A Comparative Analysis of the Additive Manufacturing Alternatives for Producing Steel Parts

Companies are increasingly turning to additive manufacturing as the demand for one-off 3D-printed metal parts rises. The differences in available additive manufacturing technologies necessitate considering both cost and externalities to select the most suitable alternative. This study compares some of the most prevalent metal additive manufacturing technologies through a shop floor-level operational analysis. A steel robotic gripper is considered as a case study, based on which of the complex, interconnected operational factors that influence costs over time are analyzed. The developed cost model facilitates the estimation of costs, identification of cost drivers, and analysis of the impact of various operations management decisions on overall costs.
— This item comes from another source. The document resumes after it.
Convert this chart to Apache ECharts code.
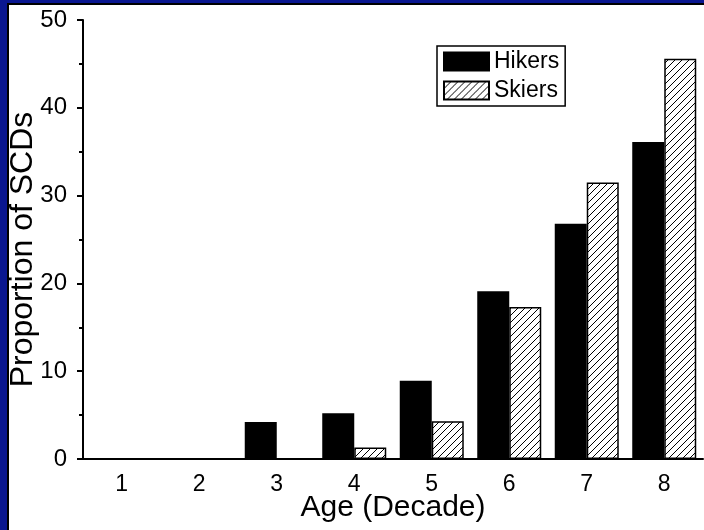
<!DOCTYPE html>
<html>
<head>
<meta charset="utf-8">
<script src="https://cdn.jsdelivr.net/npm/echarts@6/dist/echarts.min.js"></script>
<style>
html,body{margin:0;padding:0;width:704px;height:530px;overflow:hidden;background:#0a1790;}
#frame{position:absolute;left:7px;top:3px;width:697px;height:527px;background:#fff;border-top:2px solid #000;border-left:2px solid #000;box-sizing:border-box;}
#chart{position:absolute;left:0;top:0;width:704px;height:530px;}
</style>
</head>
<body>
<div id="frame"></div>
<div id="chart"></div>
<script>
const categories = ['1','2','3','4','5','6','7','8'];
const hikers = [0, 0, 4.2, 5.2, 8.9, 19.1, 26.8, 36.1];
const skiers = [0, 0, 0, 1.3, 4.3, 17.3, 31.5, 45.6];
const yTicks = [0, 10, 20, 30, 40, 50];

function hatch(){
  const c = document.createElement('canvas');
  const s = 7;
  c.width = s; c.height = s;
  const g = c.getContext('2d');
  g.fillStyle = '#fff'; g.fillRect(0,0,s,s);
  g.strokeStyle = '#000'; g.lineWidth = 1;
  g.beginPath();
  g.moveTo(-1, s+1); g.lineTo(s+1, -1);
  g.moveTo(-1, 1); g.lineTo(1, -1);
  g.moveTo(s-1, s+1); g.lineTo(s+1, s-1);
  g.stroke();
  return c;
}

const chart = echarts.init(document.getElementById('chart'));
const font = '"Liberation Sans", Arial, sans-serif';
chart.setOption({
  animation: false,
  grid: {left: 83, right: 1, top: 20, bottom: 71, containLabel: false, outerBoundsMode: 'none'},
  legend: {
    orient: 'vertical', left: 437, top: 46,
    padding: [4, 6, 4, 6], itemGap: 6,
    itemWidth: 45, itemHeight: 18,
    icon: 'rect',
    borderColor: '#000', borderWidth: 1.5,
    textStyle: {fontFamily: font, fontSize: 23, color: '#000'},
    data: ['Hikers', 'Skiers']
  },
  xAxis: [{
    type: 'category', data: categories, position: 'bottom',
    boundaryGap: true,
    name: 'Age (Decade)', nameLocation: 'middle', nameGap: 34, nameMoveOverlap: false,
    nameTextStyle: {fontFamily: font, fontSize: 30, color: '#000'},
    axisLine: {lineStyle: {color: '#000', width: 2}},
    axisTick: {alignWithLabel: true, length: 7, lineStyle: {color: '#000', width: 2}},
    axisLabel: {fontFamily: font, fontSize: 23, color: '#000', margin: 14}
  }, {
    type: 'category', data: categories, position: 'bottom',
    boundaryGap: true,
    axisLine: {show: false},
    axisTick: {alignWithLabel: false, length: 4, lineStyle: {color: '#000', width: 2}},
    axisLabel: {show: false}
  }],
  yAxis: {
    type: 'value', min: yTicks[0], max: yTicks[yTicks.length-1], interval: 10,
    name: 'Proportion of SCDs', nameLocation: 'middle', nameGap: 44, nameMoveOverlap: false,
    nameTextStyle: {fontFamily: font, fontSize: 32, color: '#000', padding: [0, 20, 0, 0]},
    axisLine: {show: true, lineStyle: {color: '#000', width: 2}},
    axisTick: {show: true, length: 6, lineStyle: {color: '#000', width: 2}},
    minorTick: {show: true, splitNumber: 2, length: 4, lineStyle: {color: '#000', width: 2}},
    splitLine: {show: false},
    axisLabel: {fontFamily: font, fontSize: 24, color: '#000', margin: 16}
  },
  series: [{
    name: 'Hikers', type: 'bar', data: hikers, barWidth: 32, barGap: '0%',
    itemStyle: {color: '#000', borderColor: '#000', borderWidth: 1.5}
  }, {
    name: 'Skiers', type: 'bar', data: skiers, barWidth: 32, barGap: '0%',
    itemStyle: {color: {image: hatch(), repeat: 'repeat'}, borderColor: '#000', borderWidth: 1.5}
  }]
});
</script>
</body>
</html>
We found that cost performance across Powder-Bed Fusion (PBF), Wire Arc Additive Manufacturing (WAAM), and CNC machining is determined by part design, quantity, and machine utilization. Although producing parts with complex internal features favors additive manufacturing, CNC outperforms in terms of economy of scale. While PBF offers excellent design freedom and parallel production, it incurs high fixed costs per build in under-utilized situations. A rough but fast method, such as Directed-Energy Deposition (DED)-based additive manufacturing, is believed to be more cost-efficient for large, simple shapes, but is not suitable when fine details are required. Laser-based DED approaches address this limitation of WAAM.